Our associate pastor, Robin, and his wife, Kathryn, hosted a foreign exchange student last year. His name is Ahmed and he is from Egypt. When I first heard about him (just a few weeks ago – guess I’m out of the loop!) I thought to myself maybe he’s Coptic Orthodox or something… that’d make sense if he’s living with a Christian pastor… but nope – Ahmed is a Muslim. Some experience that must’ve been, I thought.

Then two weeks ago, after the sermon in our Sunday morning service, Pastor Robin invited Ahmed to join him on the platform and they spent nearly 15 minutes discussing Ahmed’s year here. Ahmed told the story of his initial trepidation of being hosted by a Christian pastor. He told a couple of funny fish-out-of-water stories that had everyone laughing. He admitted that American high school was a much more laid back and pleasant experience than his all-boys French Catholic high school back in Egypt.

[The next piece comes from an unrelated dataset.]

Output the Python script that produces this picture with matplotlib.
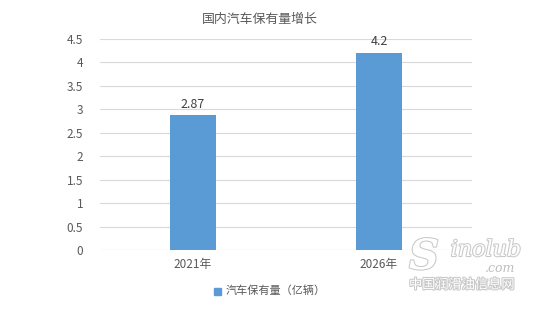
import matplotlib
matplotlib.use("Agg")

import matplotlib.pyplot as plt
from matplotlib.patches import Rectangle
import matplotlib.patheffects as pe

plt.rcParams["font.family"] = ["Noto Sans CJK SC", "DejaVu Sans"]

# --- Data ---
years = ["2021年", "2026年"]
ownership = [2.87, 4.2]
yticks = [0, 0.5, 1, 1.5, 2, 2.5, 3, 3.5, 4, 4.5]
ytick_labels = ["0", "0.5", "1", "1.5", "2", "2.5", "3", "3.5", "4", "4.5"]
title = "国内汽车保有量增长"
series_name = "汽车保有量（亿辆）"

BAR = "#5B9BD5"
GRID = "#D9D9D9"
TXT = "#595959"

fig = plt.figure(figsize=(5.5, 3.09), dpi=100)
ax = fig.add_axes([100 / 550, 1 - 250 / 309, 372 / 550, 211 / 309])

x = list(range(len(years)))
bars = ax.bar(x, ownership, width=0.25, color=BAR, zorder=3, label=series_name)

for xi, v in zip(x, ownership):
    ax.text(xi, v + 0.1, f"{v:g}", ha="center", va="bottom",
            fontsize=9, color="#404040")

ax.set_xlim(-0.5, 1.5)
ax.set_ylim(0, 4.5)
ax.set_yticks(yticks)
ax.set_yticklabels(ytick_labels)
ax.set_xticks(x)
ax.set_xticklabels(years)
ax.yaxis.grid(True, color=GRID, linewidth=0.8, zorder=0)
ax.tick_params(axis="both", length=0, labelsize=8.5, colors=TXT)
ax.tick_params(axis="y", pad=12)
ax.tick_params(axis="x", pad=6)
for s in ax.spines.values():
    s.set_visible(False)
ax.axhline(0, color=GRID, linewidth=0.8, zorder=1)

fig.text(260 / 550, 1 - 19 / 309, title, ha="center", va="center",
         fontsize=9.3, color=TXT)

# legend
fig.patches.append(Rectangle((214 / 550, 1 - 295 / 309), 7 / 550, 7 / 309,
                             transform=fig.transFigure, color=BAR))
fig.text(226 / 550, 1 - 291 / 309, series_name, ha="left", va="center",
         fontsize=8, color=TXT)

# watermark
outline = [pe.withStroke(linewidth=1.5, foreground="#C8C8C8")]
fig.text(424 / 550, 1 - 257 / 309, "S", ha="center", va="center", fontsize=30,
         fontweight="bold", style="italic", color="white", family="DejaVu Serif",
         path_effects=outline)
fig.text(486 / 550, 1 - 250 / 309, "inolub", ha="center", va="center", fontsize=16,
         style="italic", color="white", family="DejaVu Serif", path_effects=outline)
fig.text(500 / 550, 1 - 268 / 309, ".com", ha="center", va="center", fontsize=9,
         style="italic", color="#BEBEBE", family="DejaVu Serif")
fig.text(462 / 550, 1 - 285 / 309, "中国润滑油信息网", ha="center", va="center",
         fontsize=9.5, color="white", path_effects=outline)

fig.savefig("out.png", dpi=100)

And he spoke proudly of the Egyptian people’s overthrow of the Mubarak regime in this spring’s revolution.

Then Robin invited Ahmed to share with us the basic beliefs of Islam, and asked him to talk a bit about how Muslims view Jesus and what some of the key differences are between Islam and Christianity. Our church listened intently as Ahmed described the Five Pillars of Islam and that the Muslims revere Jesus as a prophet though they don’t believe that he was crucified and resurrected.

When the discussion time was over, Pastor Robin prayed for Ahmed, asking God to guide him and watch over him as he returned to Egypt. Then Ahmed was presented with a parting gift: a McDonald’s gift card. (Apparently Ahmed has developed a taste for Big Macs.)

This, my friends, was a beautiful display of the right kind of tolerance. There was no pretense in the entire conversation (or, clearly, in the entire relationship between Ahmed and his “parents” Robin and Kathryn) that they agreed religiously. However, the love and respect between them as they discussed their differing beliefs and shared experience of the past year was evident and obviously real. Ahmed was also quite gracious in his willingness to be prayed for by a man who believes so differently. (I sometimes wonder whether I and my Christian brethren would be as gracious if the roles were reversed.)

That Sunday morning discussion between Robin and Ahmed was valuable for all of us in several ways. We learned a little more about Islam. We gained a better appreciation for seeing our own Christian practice through foreign eyes. And whenever some rabble-rousing politician or media fear-monger wants to stereotype Muslims, we’ll be able to look back to this handsome, genial, friendly young man and remember that those who follow Islam are, for the vast majority, like him, and not like those extremists that we are told to fear.

My friends, this is true and good tolerance, and I am all for it.